Even indigeneous Germans are brought into line, if they are not hustling enough for the national economy. Whoever is living here and for constitutional reasons cannot be deported should at least make themselves useful. In a sober tone politicians demand the introduction of labour service for receivers of welfare payments – whether in looking after children, shovelling snow or picking up leaves. Those who refuse such jobs should see their payments lowered. Even apart from this the state administration of labour lets barely a chance go by to force welfare claimants through systematic arbitrariness: through endless tests, insane qualification measures, forced changes of residence and many other similar things. Through all of this the state supports and demands the moral development of its citizens into self-determined worker ants for the national good.
Thanks for a bunch. We can gladly do without being trained to do our bit for the common good. True, no-one can simply escape from the demands of the capitalist order, but there is no reason to willingly carry them out. The mournful privileges of the so-called free world are in any case only possible because others are shut out and out-competed. In this world order everyone is having a bad time, just some more than others.

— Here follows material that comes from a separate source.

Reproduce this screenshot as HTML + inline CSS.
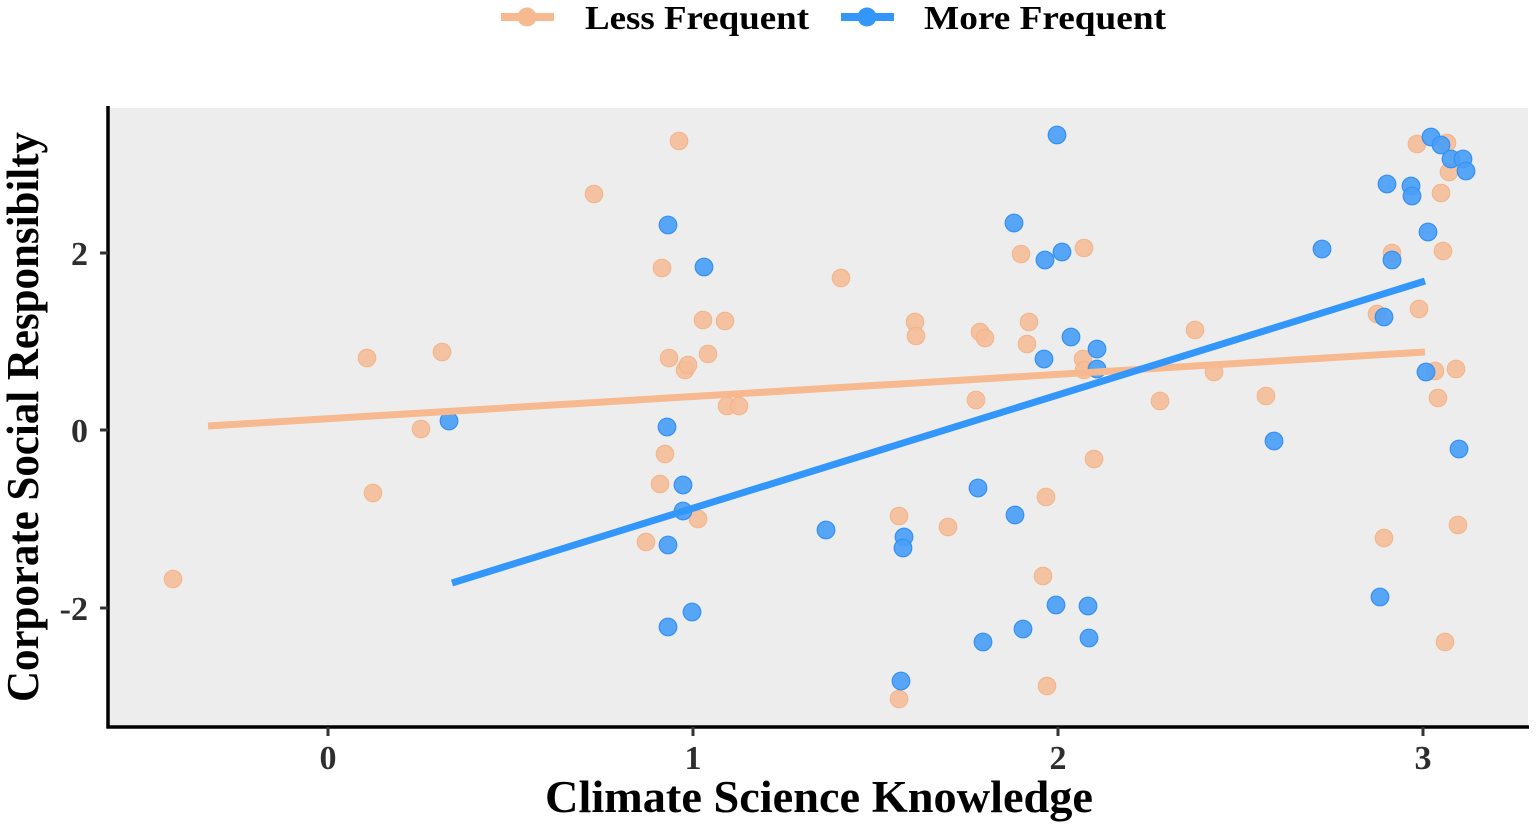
<!DOCTYPE html>
<html>
<head>
<meta charset="utf-8">
<style>
  html, body { margin: 0; padding: 0; background: #ffffff; }
  svg { display: block; }
  text { font-family: "Liberation Serif", "Times New Roman", serif; font-weight: bold; }
</style>
</head>
<body>
<svg width="1536" height="829" viewBox="0 0 1536 829" xmlns="http://www.w3.org/2000/svg">
  <rect x="0" y="0" width="1536" height="829" fill="#ffffff"/>

  <line x1="501" y1="17" x2="554" y2="17" stroke="#F7B990" stroke-width="8"/>
  <circle cx="527" cy="17" r="9.5" fill="#F7B990"/>
  <text x="585" y="29" font-size="34" fill="#000" textLength="224" lengthAdjust="spacingAndGlyphs">Less Frequent</text>
  <line x1="841" y1="17" x2="894" y2="17" stroke="#3396FA" stroke-width="8"/>
  <circle cx="867" cy="17" r="9.5" fill="#3396FA"/>
  <text x="924" y="29" font-size="34" fill="#000" textLength="242" lengthAdjust="spacingAndGlyphs">More Frequent</text>

  <rect x="108" y="108" width="1420" height="618" fill="#EDEDED"/>

  <g fill="#F5BC96" fill-opacity="0.88" stroke="#F2B48A" stroke-width="1">
    <circle cx="173" cy="579" r="8.8"/>
    <circle cx="367" cy="358" r="8.8"/>
    <circle cx="373" cy="493" r="8.8"/>
    <circle cx="421" cy="429" r="8.8"/>
    <circle cx="442" cy="352" r="8.8"/>
    <circle cx="594" cy="194" r="8.8"/>
    <circle cx="679" cy="141" r="8.8"/>
    <circle cx="662" cy="268" r="8.8"/>
    <circle cx="669" cy="358" r="8.8"/>
    <circle cx="665" cy="454" r="8.8"/>
    <circle cx="660" cy="484" r="8.8"/>
    <circle cx="646" cy="542" r="8.8"/>
    <circle cx="685" cy="370" r="8.8"/>
    <circle cx="688" cy="365" r="8.8"/>
    <circle cx="708" cy="354" r="8.8"/>
    <circle cx="703" cy="320" r="8.8"/>
    <circle cx="725" cy="321" r="8.8"/>
    <circle cx="698" cy="519" r="8.8"/>
    <circle cx="727" cy="406" r="8.8"/>
    <circle cx="739" cy="406" r="8.8"/>
    <circle cx="841" cy="278" r="8.8"/>
    <circle cx="899" cy="516" r="8.8"/>
    <circle cx="899" cy="699" r="8.8"/>
    <circle cx="915" cy="322" r="8.8"/>
    <circle cx="916" cy="336" r="8.8"/>
    <circle cx="948" cy="527" r="8.8"/>
    <circle cx="976" cy="400" r="8.8"/>
    <circle cx="980" cy="332" r="8.8"/>
    <circle cx="985" cy="338" r="8.8"/>
    <circle cx="1021" cy="254" r="8.8"/>
    <circle cx="1027" cy="344" r="8.8"/>
    <circle cx="1029" cy="322" r="8.8"/>
    <circle cx="1043" cy="576" r="8.8"/>
    <circle cx="1046" cy="497" r="8.8"/>
    <circle cx="1047" cy="686" r="8.8"/>
    <circle cx="1084" cy="248" r="8.8"/>
    <circle cx="1083" cy="359" r="8.8"/>
    <circle cx="1084" cy="370" r="8.8"/>
    <circle cx="1094" cy="459" r="8.8"/>
    <circle cx="1160" cy="401" r="8.8"/>
    <circle cx="1195" cy="330" r="8.8"/>
    <circle cx="1214" cy="372" r="8.8"/>
    <circle cx="1266" cy="396" r="8.8"/>
    <circle cx="1377" cy="314" r="8.8"/>
    <circle cx="1384" cy="538" r="8.8"/>
    <circle cx="1392" cy="253" r="8.8"/>
    <circle cx="1419" cy="309" r="8.8"/>
    <circle cx="1417" cy="144" r="8.8"/>
    <circle cx="1435" cy="371" r="8.8"/>
    <circle cx="1438" cy="398" r="8.8"/>
    <circle cx="1447" cy="143" r="8.8"/>
    <circle cx="1441" cy="193" r="8.8"/>
    <circle cx="1443" cy="251" r="8.8"/>
    <circle cx="1449" cy="172" r="8.8"/>
    <circle cx="1445" cy="642" r="8.8"/>
    <circle cx="1456" cy="369" r="8.8"/>
    <circle cx="1458" cy="525" r="8.8"/>
  </g>

  <g fill="#4A9EF6" fill-opacity="0.92" stroke="#3590F2" stroke-width="1.2">
    <circle cx="449" cy="421" r="8.8"/>
    <circle cx="668" cy="225" r="8.8"/>
    <circle cx="667" cy="427" r="8.8"/>
    <circle cx="668" cy="545" r="8.8"/>
    <circle cx="668" cy="627" r="8.8"/>
    <circle cx="683" cy="485" r="8.8"/>
    <circle cx="683" cy="511" r="8.8"/>
    <circle cx="692" cy="612" r="8.8"/>
    <circle cx="704" cy="267" r="8.8"/>
    <circle cx="826" cy="530" r="8.8"/>
    <circle cx="901" cy="681" r="8.8"/>
    <circle cx="904" cy="537" r="8.8"/>
    <circle cx="903" cy="548" r="8.8"/>
    <circle cx="978" cy="488" r="8.8"/>
    <circle cx="983" cy="642" r="8.8"/>
    <circle cx="1014" cy="223" r="8.8"/>
    <circle cx="1015" cy="515" r="8.8"/>
    <circle cx="1023" cy="629" r="8.8"/>
    <circle cx="1045" cy="260" r="8.8"/>
    <circle cx="1044" cy="359" r="8.8"/>
    <circle cx="1056" cy="605" r="8.8"/>
    <circle cx="1057" cy="135" r="8.8"/>
    <circle cx="1062" cy="252" r="8.8"/>
    <circle cx="1071" cy="337" r="8.8"/>
    <circle cx="1088" cy="606" r="8.8"/>
    <circle cx="1089" cy="638" r="8.8"/>
    <circle cx="1097" cy="349" r="8.8"/>
    <circle cx="1097" cy="369" r="8.8"/>
    <circle cx="1274" cy="441" r="8.8"/>
    <circle cx="1322" cy="249" r="8.8"/>
    <circle cx="1380" cy="597" r="8.8"/>
    <circle cx="1384" cy="317" r="8.8"/>
    <circle cx="1387" cy="184" r="8.8"/>
    <circle cx="1392" cy="260" r="8.8"/>
    <circle cx="1411" cy="186" r="8.8"/>
    <circle cx="1412" cy="196" r="8.8"/>
    <circle cx="1426" cy="372" r="8.8"/>
    <circle cx="1428" cy="232" r="8.8"/>
    <circle cx="1431" cy="137" r="8.8"/>
    <circle cx="1441" cy="145" r="8.8"/>
    <circle cx="1451" cy="159" r="8.8"/>
    <circle cx="1459" cy="449" r="8.8"/>
    <circle cx="1463" cy="159" r="8.8"/>
    <circle cx="1466" cy="171" r="8.8"/>
  </g>

  <line x1="208" y1="426" x2="1425" y2="352" stroke="#F7B98F" stroke-width="7"/>
  <line x1="452" y1="583" x2="1425" y2="281" stroke="#3396FA" stroke-width="7"/>

  <line x1="108" y1="106" x2="108" y2="728.5" stroke="#000" stroke-width="3.5"/>
  <line x1="106.5" y1="727" x2="1529" y2="727" stroke="#000" stroke-width="3.5"/>

  <g stroke="#333" stroke-width="3">
    <line x1="100" y1="253" x2="108" y2="253"/>
    <line x1="100" y1="430" x2="108" y2="430"/>
    <line x1="100" y1="608" x2="108" y2="608"/>
    <line x1="328" y1="727" x2="328" y2="736"/>
    <line x1="693" y1="727" x2="693" y2="736"/>
    <line x1="1058" y1="727" x2="1058" y2="736"/>
    <line x1="1423" y1="727" x2="1423" y2="736"/>
  </g>

  <g font-size="34" fill="#2e2e2e" text-anchor="end">
    <text x="88" y="265">2</text>
    <text x="88" y="442">0</text>
    <text x="88" y="620">-2</text>
  </g>
  <g font-size="34" fill="#2e2e2e" text-anchor="middle">
    <text x="328" y="769">0</text>
    <text x="693" y="769">1</text>
    <text x="1058" y="769">2</text>
    <text x="1423" y="769">3</text>
  </g>

  <text x="545" y="812" font-size="45" fill="#000" textLength="548" lengthAdjust="spacingAndGlyphs">Climate Science Knowledge</text>
  <text transform="translate(38,417) rotate(-90)" x="0" y="0" font-size="45" fill="#000" text-anchor="middle" textLength="570" lengthAdjust="spacingAndGlyphs">Corporate Social Responsibilty</text>
</svg>
</body>
</html>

The political horizons: the state as an end in itself
Unjustly is the phrase ‘there is no alternative’ the anathema maxim of 2010. It describes very well the character of current state policies. The argument that there is no alternative is supposed to justify the brutalisation of state action. At the same time it makes clear the limited horizons of the ruling ideology. The dismantling of the social state, the interception and expulsion of refugees and the division of humans into ‘useful’ and ‘useless’ are only without alternative under conditions which demand the ceaseless increase of capital and profit. The real lack of alternative, on the other hand, is made clear by the everyday catastrophes of these conditions. This treadmill has to be stopped. For this we need a movement which is based on solidarity and thinks beyond the sum of personal and national interests.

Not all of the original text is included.